More On Kosher Turkeys!…What’s the difference anyway? Free-Range? Organic? Kosher? What’s best for a Great Thanksgiving? Especially a great Jewish Thanksgiving?
It’s an amazing phenomenon to me… This time of year, markets around the country, even markets with no notable Jewish demography, get requests for kosher turkeys. So is it really true that kosher birds taste better? How about organic kosher turkeys and kosher Free-range turkeys, do they taste as good? We asked the experts, both kosher and non-kosher chefs and butchers and here is the summary.
According to rabbinic tradition, kashering a turkey demands not only a specific method of slaughter, but also the salting of the turkey before cooking. In other words, all kosher meat is brined before preparation.
So what’s brining? The process by which the meat is soaked in salted water, and yes, this creates a more flavorful and juicy product at the end of cooking. It's healthier than basting with oil or other fats, and actually far more effective at obtaining the desired juicy flavor.
Another big difference is "non-kosher" birds, are soaked in hot water prior to plucking (it makes them easier to pluck because the hot water loosens the skin), Kosher birds must be cold-soaked to avoid the prohibition of cooking before the aforementioned salting/soaking/brining process which has to happen after the birds are plucked. Also, the hot water process is drying and can be a health risk as it can generate additional bacteria that must be cooked out of the bird. So for a healthier, easier Jewish Thanksgiving, use a kosher turkey! Or, just consider this a bit of insider information on some of the lesser-known benefits of eating kosher.
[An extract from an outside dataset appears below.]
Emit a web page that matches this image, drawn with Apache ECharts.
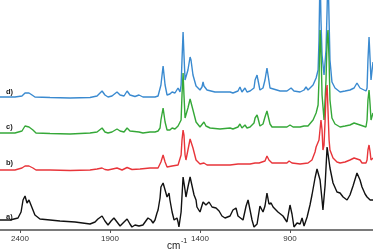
<!DOCTYPE html>
<html>
<head>
<meta charset="utf-8">
<style>
html,body{margin:0;padding:0;background:#fff;}
#chart{width:373px;height:252px;}
</style>
<script src="https://cdn.jsdelivr.net/npm/echarts@6/dist/echarts.min.js"></script>
</head>
<body>
<div id="chart"></div>
<script>
// Wavenumbers (cm-1) and relative intensities (offset arbitrary units)
var tickValues = [2400, 1900, 1400, 900];

var wnD = [2511,2428,2389,2372,2361,2350,2344,2333,2317,2233,2122,2011,1972,1944,1928,1911,1889,1861,1844,1833,1822,1805,1789,1778,1761,1739,1717,1689,1678,1650,1633,1622,1617,1605,1594,1583,1567,1555,1539,1522,1511,1505,1500,1494,1489,1483,1478,1467,1455,1450,1439,1422,1400,1389,1383,1378,1361,1317,1261,1233,1217,1189,1178,1167,1150,1139,1122,1100,1094,1083,1078,1067,1050,1039,1028,1022,1011,1000,955,917,894,878,844,822,811,800,789,772,755,744,739,733,728,722,711,700,694,689,683,678,667,650,622,594,567,544,528,511,500,478,472,467,461,455,450,444,439];
var valD = [133,133,134,137,138,137,137.5,135,133,132.5,132,132.5,134,139,135,133,134,138,135,133,134,139,135,133,133.5,135,133,133,134,133,134,136,145,164,145,135,136,138,137,142,138,145,170,198,175,150,148,160,173,170,155,144,140,143,148,144,140,138,138,138,137,139,143,138,142,138,139,142,150,155,150,140,142,150,162,155,142,140,139,139,142,139,138,140,143,140,141,145,152,160,190,260,210,175,155,180,220,260,210,170,148,142,138,139,140,142,147,142,140,139,142,170,193,170,150,160,168];

var wnC = [2511,2428,2389,2372,2361,2350,2339,2328,2311,2233,2122,2011,1972,1944,1928,1911,1889,1861,1844,1833,1822,1805,1789,1778,1739,1717,1678,1650,1633,1622,1617,1605,1594,1583,1567,1555,1539,1522,1511,1505,1500,1494,1489,1483,1478,1467,1455,1450,1439,1422,1400,1389,1378,1367,1344,1289,1233,1217,1189,1178,1167,1150,1139,1122,1100,1094,1083,1078,1067,1050,1039,1028,1022,1011,1000,955,917,900,883,844,822,811,800,789,772,755,744,739,733,728,722,711,700,694,689,683,678,667,650,622,594,567,544,533,511,500,478,472,467,461,455,450,444,439];
var valC = [97,97,99,104,105,103,103,100,97,96.5,96,97,98,102,98,97,98,101,99,97,98,102,99,97,98,97,98,98,99,102,110,122,108,100,100,102,101,104,102,110,135,157,135,112,110,122,131,132,120,108,103,105,108,104,102,101,102,101,103,106,102,105,102,103,107,112,115,112,104,106,113,119,117,106,103,103,103,105,103,103,104,106,104,105,110,117,125,150,200,180,135,110,150,190,200,170,130,112,106,103,104,105,107,108,105,103,103,110,130,140,125,110,112,117];

var wnB = [2511,2428,2389,2372,2361,2350,2339,2328,2311,2233,2122,2011,1972,1944,1928,1911,1861,1833,1805,1778,1733,1678,1633,1622,1617,1605,1594,1583,1555,1522,1511,1505,1500,1494,1489,1483,1478,1467,1455,1450,1439,1422,1400,1378,1361,1317,1233,1189,1178,1167,1122,1094,1083,1072,1039,1028,1017,1000,955,917,905,889,844,800,778,761,755,744,739,728,722,717,711,705,700,694,689,683,678,661,639,622,594,567,544,533,511,500,478,472,467,461,455,450,444,439];
var valB = [60,60,62,64,65,64,64,62,60,60,59.5,60,61,62,60.5,60,62,60,62.5,60.5,61,62,62,64,68,75,68,63,64,65,65,75,90,100,95,75,70,80,91,92,82,70,66,67,65,65,65,66,68,66,66,67,69,67,69,74,70,67,67,67,69,67,66,67,70,78,83,82,90,110,100,80,85,110,135,145,120,90,80,72,68,67,68,70,72,73,70,67,67,70,80,85,78,70,71,72];

var wnA = [2511,2455,2411,2394,2383,2372,2367,2361,2355,2350,2339,2328,2317,2289,2233,2178,2094,2011,1983,1967,1944,1928,1911,1894,1878,1861,1844,1822,1805,1789,1778,1761,1750,1739,1728,1717,1706,1689,1678,1672,1661,1650,1639,1633,1622,1617,1605,1594,1589,1583,1572,1567,1555,1544,1539,1528,1522,1517,1505,1494,1489,1483,1478,1467,1455,1450,1444,1433,1422,1417,1400,1383,1367,1350,1333,1311,1294,1278,1261,1233,1217,1200,1189,1178,1161,1150,1144,1133,1122,1111,1100,1083,1067,1050,1039,1028,1017,1005,994,983,967,939,917,905,900,889,878,861,844,833,822,805,789,778,761,750,733,722,717,705,694,678,661,639,622,605,594,583,567,550,528,511,500,483,472,455,439];
var valA = [10,10,12,18,30,34,32,27,29,30,25,20,15,11,10,9,8,6,8,11,14,9,5,9,12,8,4,8,11,6,3,5,7,4,2,5,4,12,12,10,7,10,17,20,32,43,47,40,42,33,37,30,18,10,8,12,8,3,18,53,51,40,33,43,53,55,52,35,30,23,18,28,25,28,23,22,19,14,12,14,20,22,14,15,10,12,24,30,20,10,3,6,24,18,24,37,26,27,23,22,18,14,8,20,25,16,3,7,6,12,4,13,25,35,52,61,50,30,20,45,83,62,47,38,37,33,31,30,35,44,57,50,43,36,33,30,30];

var traceNames = ['d)', 'c)', 'b)', 'a)'];
var traceColors = ['#3a8ad0', '#35a838', '#e8353a', '#111111'];

function zip(w, v) {
  var out = [];
  for (var i = 0; i < w.length; i++) out.push([w[i], v[i]]);
  return out;
}

var chart = echarts.init(document.getElementById('chart'));
var datasets = [zip(wnD, valD), zip(wnC, valC), zip(wnB, valB), zip(wnA, valA)];

chart.setOption({
  animation: false,
  backgroundColor: '#ffffff',
  grid: {left: 0, right: 0, top: 0, bottom: 22},
  xAxis: {
    type: 'value',
    inverse: true,
    min: 439,
    max: 2511,
    axisLine: {lineStyle: {color: '#7a7a7a', width: 2}},
    axisTick: {show: true, length: 3, customValues: tickValues, lineStyle: {color: '#555'}},
    axisLabel: {
      customValues: tickValues, fontSize: 8, color: '#333', margin: 5, fontFamily: 'Liberation Sans',
      formatter: function (v) { return String(v); }
    },
    splitLine: {show: false}
  },
  yAxis: {
    type: 'value', min: 0, max: 230, show: false,
    splitLine: {show: false}
  },
  series: datasets.map(function (d, i) {
    return {
      name: traceNames[i],
      type: 'line',
      data: d,
      symbol: 'none',
      clip: true,
      lineStyle: {color: traceColors[i], width: 1.4},
      z: 2 + i
    };
  }),
  graphic: [
    {type: 'text', left: 6, top: 88, style: {text: 'd)', font: 'bold 7.5px Liberation Sans', fill: '#222'}},
    {type: 'text', left: 6, top: 123, style: {text: 'c)', font: 'bold 7.5px Liberation Sans', fill: '#222'}},
    {type: 'text', left: 6, top: 159, style: {text: 'b)', font: 'bold 7.5px Liberation Sans', fill: '#222'}},
    {type: 'text', left: 6, top: 213, style: {text: 'a)', font: 'bold 7.5px Liberation Sans', fill: '#222'}},
    {type: 'text', left: 167, top: 241, style: {text: 'cm', font: '10px Liberation Sans', fill: '#222'}},
    {type: 'text', left: 181, top: 238, style: {text: '-1', font: '7px Liberation Sans', fill: '#222'}}
  ]
});
</script>
</body>
</html>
Now that you have a sense of some of the differences between kosher turkey’s and non-kosher ones, let’s clarify the difference between the other types of birds.
Organic Turkey: Turkeys must be fed organic feed and given access to the outdoors. They are given no antibiotics or growth hormones.
Free-range Turkey: Turkey producers must demonstrate to the USDA Food Safety and Inspection Service that the turkey has been allowed access to the outside.
FYI and good news: All turkeys are both hormone and steroid free. No hormones have been approved for use in turkeys. Genetic improvements, better feed formulation and modern management practices are responsible for the larger turkeys produced today.
Amongst the renowned experts we consulted for this blog, Tyler Florence, Emeril Lagasse from the Food Network, as well as chefs from Solo and La Marais in NY, and my mother-in-law, they all agree that a kosher turkey is the tastiest choice. They also agreed that using organic and free-range birds do not improve the taste but may appeal to your conscience. Either way, Roasted Turkey is delicious and healthy for Thanksgiving dinner or as a Shabbos meal any week, so enjoy!